The Smith’s lived in relative comfort, just three of them in what is now a 1 bedroom flat (although as the bath was in the kitchen they would have had a slightly bigger rooms at the back), at the start of the street – no.s 1 to 17 on the odd side – which is where I have begun to try and visualise (see sketch) – there was some serious overcrowding. No.s1, 3 and 5 no longer exist but looking at the street plan from 1914 they appear to be 3 narrow little houses/cottages, the census says ‘4 rooms’ so I imagine these are two up, two down cottages.
At no.1 live Phineas and Louisa Swodbury and their children. Phineas is a Labourer, his grown up sons Thomas and Frederick are both in work as an Electrician’s Assistant and a Tailor’s Trimming Porter (??) respectively. Their 15 year old sister Louisa is a paperbag maker (someone’s got to do it!) and there four younger siblings Rose, Lillian and Grace and Christopher are at school. That’s nine people in four rooms – not four bedrooms but four rooms including the kitchen. The census only excludes halls, bathrooms and sculleries (“as if!” I hear Lousia Swodbury cry longingly).

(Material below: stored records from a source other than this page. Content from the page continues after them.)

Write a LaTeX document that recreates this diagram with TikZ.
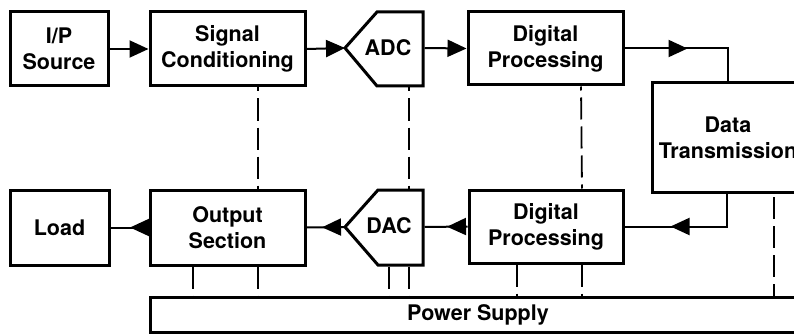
\documentclass[tikz,border=0pt]{standalone}
\usepackage{fontspec}
\setmainfont{TeX Gyre Heros}
\usetikzlibrary{arrows.meta,decorations.markings,calc}
\begin{document}
\begin{tikzpicture}[x=1pt,y=-1pt,
  block/.style={draw, line width=3pt, line join=miter, align=center, inner sep=0pt,
    font=\fontsize{21.5}{26}\selectfont\bfseries},
  txt/.style={align=center, inner sep=0pt, font=\fontsize{21.5}{26}\selectfont\bfseries},
  conn/.style={line width=2pt},
  Tri/.tip={Triangle[length=19pt,width=17pt]},
  endarrow/.style={conn,-{Tri}},
  midarrow/.style={conn,postaction={decorate},
    decoration={markings,mark=at position #1 with {\arrow{Tri}}}},
  dl/.style={line width=1.8pt, dash pattern=on 22pt off 7pt}
]
\useasboundingbox (0,0) rectangle (794,334);
\clip (0,0) rectangle (794,334);
\fill[white] (0,0) rectangle (794,334);

% top row
\node[block, minimum width=98pt, minimum height=74pt] (src) at (59,49) {I/P\\Source};
\node[block, minimum width=155pt, minimum height=74pt] (sc) at (227.5,49) {Signal\\Conditioning};
\node[txt] (adc) at (388,48) {ADC};
\draw[line width=3pt, line join=miter] (345,48) coordinate (adcin) -- (377,12) -- (423,12)
  -- (423,86) -- (377,86) -- cycle;
\coordinate (adcout) at (424.5,48);
\coordinate (adcbot) at (409,87.5);
\node[block, minimum width=155pt, minimum height=73pt] (dp1) at (545.5,48.5) {Digital\\Processing};
\node[block, minimum width=152pt, minimum height=110pt] (dt) at (728,137.5) {Data\\Transmission};

% bottom row
\node[block, minimum width=99pt, minimum height=75pt] (load) at (59.5,227.5) {Load};
\node[block, minimum width=155pt, minimum height=75pt] (out) at (227.5,227.5) {Output\\Section};
\node[txt] (dac) at (389,226) {DAC};
\draw[line width=3pt, line join=miter] (345,227) coordinate (dacin) -- (378,190) -- (423,190)
  -- (423,265) -- (378,265) -- cycle;
\coordinate (dacout) at (424.5,227);
\coordinate (dactop) at (409,188.5);
\coordinate (dacbotA) at (389,266.5);
\coordinate (dacbotB) at (409,266.5);
\node[block, minimum width=154pt, minimum height=73pt] (dp2) at (546,226.5) {Digital\\Processing};
\node[block, minimum width=656pt, minimum height=35pt] (ps) at (478,315) {Power Supply};

% signal connectors
\draw[endarrow] (src.east) -- (sc.west);
\draw[endarrow] (sc.east) -- (adcin);
\draw[endarrow] (adcout) -- (dp1.west);
\draw[midarrow=63pt] (dp1.east) -| (dt.north);
\draw[midarrow=89pt] ([xshift=-1pt]dt.south) |- (dp2.east);
\draw[midarrow=20.5pt] (dp2.west) -- (dacout);
\draw[midarrow=23pt] (dacin) -- (out.east);
\draw[midarrow=18.5pt] (out.west) -- (load.east);

% dashed links between rows
\draw[dl, dash phase=18pt] ([xshift=30.5pt]sc.south) -- ([xshift=30.5pt]out.north);
\draw[dl, dash phase=18pt] (adcbot) -- (dactop);
\draw[dl, dash phase=18pt] ([xshift=35.5pt]dp1.south) -- ([xshift=36pt]dp2.north);

% dashed links to power supply
\draw[dl] ([xshift=-34.5pt]out.south) -- ([xshift=-34.5pt]out.south |- ps.north);
\draw[dl] ([xshift=30.5pt]out.south) -- ([xshift=30.5pt]out.south |- ps.north);
\draw[dl] (dacbotA) -- (dacbotA |- ps.north);
\draw[dl] (dacbotB) -- (dacbotB |- ps.north);
\draw[dl] ([xshift=-29pt]dp2.south) -- ([xshift=-29pt]dp2.south |- ps.north);
\draw[dl] ([xshift=36pt]dp2.south) -- ([xshift=36pt]dp2.south |- ps.north);
\draw[dl, dash phase=-3pt] ([xshift=46pt]dt.south) -- ([xshift=46pt]dt.south |- ps.north);
\end{tikzpicture}
\end{document}
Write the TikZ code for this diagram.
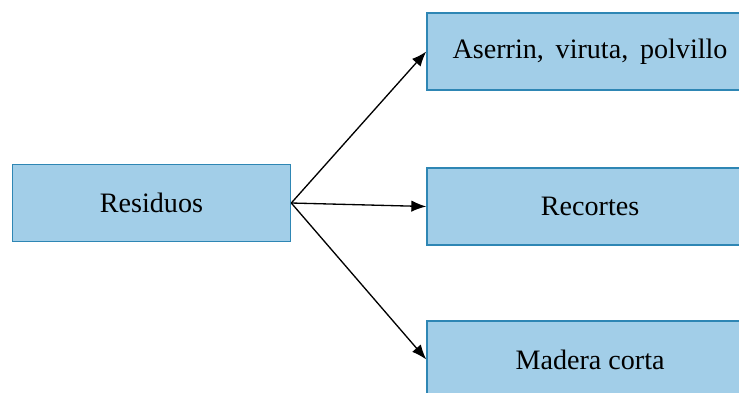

At no.3 live William and Elizabeth Davies and their chlidren. He is an ‘Electrical Accumulator’ – sounds like he is some kind of human battery but I imagine this is some kind of worker in the relatively new electrical industries – several other people in the street have jobs in this field and some are working in the light bulb packing factory. They have seven children, none of them old enough to work. Marian, Alice, William and Frederick are all at school, Rosina, Agnes and baby Albert are at home with mum. Another family of nine.
And finally at no. 5 we have Henry and Clara Deadman, he is a ‘Carman’ for a ‘meat contractor’. A Carman was effectively a lorry driver where the vehicle was a horsedrawn one rather than a motor vehicle. There are 15 carmen in Courtenay Street at this time. There daughters Clara, 8, Ada, 6, Edith, 5, are at school, whilst Ivy, 3 and George, 1 are at home. When I read the long list of girls and then a son, I thought I wonder if Henry was pleased to have a son at last, and also that he was lucky that George would not be old enough to fight in the war that was looming and would take so many lives in this decade.
Looking at my sketch this morning I reflected that whilst in Courtenay Street this kind of overcrowding is a thing of the past, it is happening again in other parts of London, with rogue landlords packing people into houses, sheds and garages because ‘they can’. And whether we will get to a point where four working adults can’t aford a dwelling that allows them more than four rooms in total in which to house themsevles and four children!
I will be contiuing on with this work on the Shadow Street and also seeing if I can find out who went to war in 14-18 and who came back.
This is fab, Deb. I love the way you write about it, brings the whole thing to life.